A perseverança das comunidades e dos movimentos de base étnico-territoriais envolve resistência, oposição, defesa e afirmação, que muitas vezes pode ser descrita em suas dimensões ontológicas (Escobar, 2014). Embora a ocupação dos territórios coletivos geralmente envolva aspectos econômicos, territoriais, tecnológicos, culturais e ecológicos, sua dimensão mais importante é a ontológica. Nesse contexto, quem ocupa é o moderno projeto do Mundo Único, que busca converter os muitos mundos existentes em um só; o que resiste é a afirmação de uma multiplicidade de mundos.

Baseando-se no que Escobar (2014) denominou de ontologia dualista — que separa humano e não-humano, natureza e cultura, indivíduo e comunidade, nós e eles, mente e corpo, o secular e o sagrado, razão e emoção —, essa modernidade se arrogou o direito de ser o mundo — aquele considerado civilizado, livre e racional —, à custa de outros mundos existentes ou possíveis.

Este autor refere-se a essas outras experiências de mundos como ontologias relacionais. Nesses mundos, todos os tipos de seres vivos dependem dos outros para sua existência e se entrelaçam num tecido imenso que evolui continuamente e essa existência não requer a separação da natureza e da cultura. Destaca-se nessa perspectiva que a pressão sobre os territórios, evidente em todo o mundo, pode ser vista como uma verdadeira guerra contra esses mundos relacionais e mais uma tentativa de desmantelar todo o coletivo.

Para Leff (2016), a territorialização da vida se desdobra em um espaço-tempo bio-físico-cultural, cognitivo-epistêmico, em que a própria vida se reconstitui na trama da vida, onde se entrelaçam as ontologias existenciais dos diversos seres culturais, dos povos indígenas, camponeses e quilombolas que habitam poeticamente e politicamente o mundo, em seus saberes, suas práticas e seus sentidos de vida; onde a vida se mundifica em diferentes mundos de vida e arraiga novos territórios de vida.

Tecendo interfaces entre colonialidade, (in)justiça e racismo ambiental

A colonialidade do poder construiu a subjetividade do subalternizado, se utilizando do conceito de raça como forma de manter um padrão de poder e de escala social que situa o homem branco acima dos índios e negros, compreendidos como identidades homogêneas e negativas (Oliveira & Candau, 2010). Neste sentido, Quijano (2005) explicita: “A colonialidade é um dos elementos constitutivos e específicos do padrão mundial do poder capitalista. Se funda na imposição de uma classificação racial/étnica da população mundial como pedra angular deste padrão de poder” (p. 93).

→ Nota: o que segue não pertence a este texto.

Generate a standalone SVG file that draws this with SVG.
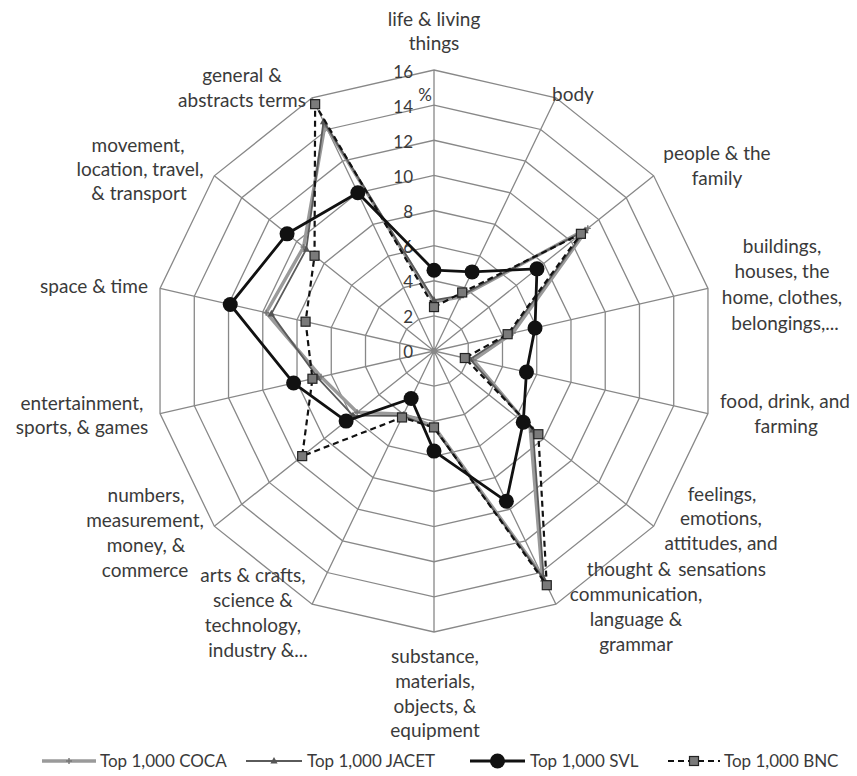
<svg xmlns="http://www.w3.org/2000/svg" xmlns:xlink="http://www.w3.org/1999/xlink" width="857" height="776" viewBox="0 0 857 776">
<style>
.grid{fill:none;stroke:#888;stroke-width:1.3;vector-effect:non-scaling-stroke}
.spoke{stroke:#888;stroke-width:1.3;fill:none}
.lbl{font-family:Lato,"Liberation Sans",sans-serif;font-size:19px;fill:#3a3a3a;text-anchor:middle}
.tick{font-family:Lato,"Liberation Sans",sans-serif;font-size:17px;fill:#3a3a3a;text-anchor:end}
.leg{font-family:Lato,"Liberation Sans",sans-serif;font-size:17px;fill:#3a3a3a}
.coca{fill:none;stroke:#9a9a9a;stroke-width:3.4;stroke-linejoin:round}
.jacet{fill:none;stroke:#5a5a5a;stroke-width:1.8;stroke-linejoin:round}
.svl{fill:none;stroke:#111;stroke-width:2.8;stroke-linejoin:round}
.bnc{fill:none;stroke:#111;stroke-width:2.2;stroke-dasharray:6 4}
</style>
<defs>
<polygon id="ring" class="grid" points="0,-281 121.92,-253.17 219.69,-175.2 273.96,-62.53 273.96,62.53 219.69,175.2 121.92,253.17 0,281 -121.92,253.17 -219.69,175.2 -273.96,62.53 -273.96,-62.53 -219.69,-175.2 -121.92,-253.17"/>
<marker id="mCOCA" markerUnits="userSpaceOnUse" viewBox="-5 -5 10 10" refX="0" refY="0" markerWidth="10" markerHeight="10"><path d="M-3,0H3M0,-3V3" stroke="#777" stroke-width="1.4"/></marker>
<marker id="mJACET" markerUnits="userSpaceOnUse" viewBox="-5 -5 10 10" refX="0" refY="0" markerWidth="10" markerHeight="10"><polygon points="0,-4 3.6,2.6 -3.6,2.6" fill="#555"/></marker>
<marker id="mSVL" markerUnits="userSpaceOnUse" viewBox="-9 -9 18 18" refX="0" refY="0" markerWidth="18" markerHeight="18"><circle r="7.5" fill="#111"/></marker>
<marker id="mBNC" markerUnits="userSpaceOnUse" viewBox="-7 -7 14 14" refX="0" refY="0" markerWidth="14" markerHeight="14"><rect x="-4.5" y="-4.5" width="9" height="9" fill="#7a7a7a" stroke="#222" stroke-width="1.2"/></marker>
</defs>
<rect width="857" height="776" fill="#fff"/>
<g id="grid">
<use xlink:href="#ring" transform="translate(434,351) scale(0.125)"/>
<use xlink:href="#ring" transform="translate(434,351) scale(0.25)"/>
<use xlink:href="#ring" transform="translate(434,351) scale(0.375)"/>
<use xlink:href="#ring" transform="translate(434,351) scale(0.5)"/>
<use xlink:href="#ring" transform="translate(434,351) scale(0.625)"/>
<use xlink:href="#ring" transform="translate(434,351) scale(0.75)"/>
<use xlink:href="#ring" transform="translate(434,351) scale(0.875)"/>
<use xlink:href="#ring" transform="translate(434,351)"/>
<path class="spoke" d="M434,351V70M434,351L555.92,97.83M434,351L653.69,175.8M434,351L707.96,288.47M434,351L707.96,413.53M434,351L653.69,526.2M434,351L555.92,604.17M434,351V632M434,351L312.08,604.17M434,351L214.31,526.2M434,351L160.04,413.53M434,351L160.04,288.47M434,351L214.31,175.8M434,351L312.08,97.83"/>
</g>
<g id="ticks">
<text class="tick" x="413" y="78">16</text>
<text class="tick" x="413" y="113">14</text>
<text class="tick" x="413" y="148">12</text>
<text class="tick" x="413" y="183">10</text>
<text class="tick" x="413" y="218">8</text>
<text class="tick" x="413" y="253">6</text>
<text class="tick" x="413" y="288">4</text>
<text class="tick" x="413" y="323">2</text>
<text class="tick" x="413" y="358">0</text>
<text class="tick" x="432" y="101">%</text>
</g>
<g id="series">
<polygon id="s-coca" class="coca" marker-start="url(#mCOCA)" marker-mid="url(#mCOCA)" points="434,301.82 459.91,297.2 587.79,228.36 512.76,333.02 473.38,359.99 530.12,427.65 542.21,575.69 434,426.52 403.52,414.29 357.11,412.32 321,376.79 266.2,312.7 303.56,246.98 325.03,124.73"/>
<polygon id="s-jacet" class="jacet" marker-start="url(#mJACET)" marker-mid="url(#mJACET)" points="434,300.07 460.67,295.62 585.04,230.55 509.34,333.8 469.96,359.21 532.86,429.84 543.73,578.86 434,428.28 402.76,415.88 352.99,415.61 317.57,377.58 271.34,313.87 306.3,249.17 323.51,121.56"/>
<polygon id="s-svl" class="svl" marker-start="url(#mSVL)" marker-mid="url(#mSVL)" points="434,270.21 472.1,271.89 536.98,268.87 535.02,327.94 526.46,372.1 523.25,422.18 506.39,501.32 434,451.11 411.14,398.47 346.12,421.08 293.6,383.05 230.25,304.5 287.08,233.83 357.8,192.76"/>
<polygon id="s-bnc" class="bnc" marker-start="url(#mBNC)" marker-mid="url(#mBNC)" points="434,307.09 462.19,292.45 580.92,233.83 507.63,334.2 464.82,358.03 538.36,434.22 546.78,585.19 434,427.4 402,417.46 302.18,456.12 312.44,378.75 305.58,321.69 314.54,255.74 315.13,104.15"/>
</g>
<g id="n-life"><text class="lbl" x="434" y="26">life &amp; living</text><text class="lbl" x="434" y="50">things</text></g>
<g id="n-body"><text class="lbl" x="573" y="101">body</text></g>
<g id="n-people"><text class="lbl" x="717" y="160">people &amp; the</text><text class="lbl" x="717" y="185">family</text></g>
<g id="n-buildings"><text class="lbl" x="782" y="253">buildings,</text><text class="lbl" x="782" y="278">houses, the</text><text class="lbl" x="782" y="304">home, clothes,</text><text class="lbl" x="785" y="330">belongings,...</text></g>
<g id="n-food"><text class="lbl" x="785" y="408">food, drink, and</text><text class="lbl" x="786" y="433">farming</text></g>
<g id="n-feelings"><text class="lbl" x="722" y="501">feelings,</text><text class="lbl" x="721" y="525">emotions,</text><text class="lbl" x="721" y="550">attitudes, and</text><text class="lbl" x="722" y="576">sensations</text></g>
<g id="n-thought"><text class="lbl" x="629" y="576">thought &amp;</text><text class="lbl" x="636" y="601">communication,</text><text class="lbl" x="636" y="626">language &amp;</text><text class="lbl" x="636" y="651">grammar</text></g>
<g id="n-substance"><text class="lbl" x="435" y="663">substance,</text><text class="lbl" x="435" y="688">materials,</text><text class="lbl" x="435" y="713">objects, &amp;</text><text class="lbl" x="435" y="737">equipment</text></g>
<g id="n-arts"><text class="lbl" x="253" y="582">arts &amp; crafts,</text><text class="lbl" x="253" y="607">science &amp;</text><text class="lbl" x="253" y="632">technology,</text><text class="lbl" x="258" y="657">industry &amp;...</text></g>
<g id="n-numbers"><text class="lbl" x="146" y="502">numbers,</text><text class="lbl" x="145" y="527">measurement,</text><text class="lbl" x="146" y="552">money, &amp;</text><text class="lbl" x="145" y="577">commerce</text></g>
<g id="n-entertainment"><text class="lbl" x="82" y="410">entertainment,</text><text class="lbl" x="82" y="434">sports, &amp; games</text></g>
<g id="n-space"><text class="lbl" x="94" y="293">space &amp; time</text></g>
<g id="n-movement"><text class="lbl" x="138" y="152">movement,</text><text class="lbl" x="140" y="176">location, travel,</text><text class="lbl" x="139" y="200">&amp; transport</text></g>
<g id="n-general"><text class="lbl" x="242" y="82">general &amp;</text><text class="lbl" x="242" y="107">abstracts terms</text></g>
<g id="legend">
<path d="M42,761H69H96" class="coca" marker-mid="url(#mCOCA)"/>
<text class="leg" x="100" y="767">Top 1,000 COCA</text>
<path d="M246,761H274H302" class="jacet" marker-mid="url(#mJACET)"/>
<text class="leg" x="307" y="767">Top 1,000 JACET</text>
<path d="M470,761H497.5H525" class="svl" marker-mid="url(#mSVL)"/>
<text class="leg" x="530" y="767">Top 1,000 SVL</text>
<path d="M668,761H694H720" class="bnc" marker-mid="url(#mBNC)"/>
<text class="leg" x="724" y="767">Top 1,000 BNC</text>
</g>
</svg>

Para este mesmo autor, o conceito de raça é uma construção social sem qualquer relação com processos biológicos. No entanto, é um conceito operante do ponto de vista político e social, uma vez que determina condições e lugares ocupados por negros e brancos na sociedade (Oliveira & Candau, 2010). Além disso, esse conceito operou a inferiorização de grupos humanos não-europeus, do ponto de vista da diferenciação da divisão racial do trabalho, do salário, da produção cultural e dos conhecimentos. Quando o movimento negro e pesquisadores/as da questão racial discutem sobre a raça negra, parte-se do pressuposto desse conceito do ponto de vista político e social, com sua politização e com toda uma ressignificação que o mesmo recebeu dos próprios negros ao longo da nossa história (Gomes, 2017).

Outro aspecto inerente à colonialidade é a hegemonia do conhecimento, na qual a epistemologia eurocêntrica ocidental dominante não admite nenhuma outra epistemologia como espaço de produção de pensamento crítico nem científico. Essa hegemonia epistemológica da modernidade europeia anula o legado histórico e intelectual dos povos indígenas, africanos e afrodiaspóricos, tidos como primitivos e irracionais. Ao impor a colonialidade do saber sobre os não-europeus, evidenciou-se também uma geopolítica do conhecimento, ou seja, o poder, o saber e todas as dimensões da cultura definiam-se a partir de uma lógica de pensamento localizado na Europa (Grosfoguel, 2018).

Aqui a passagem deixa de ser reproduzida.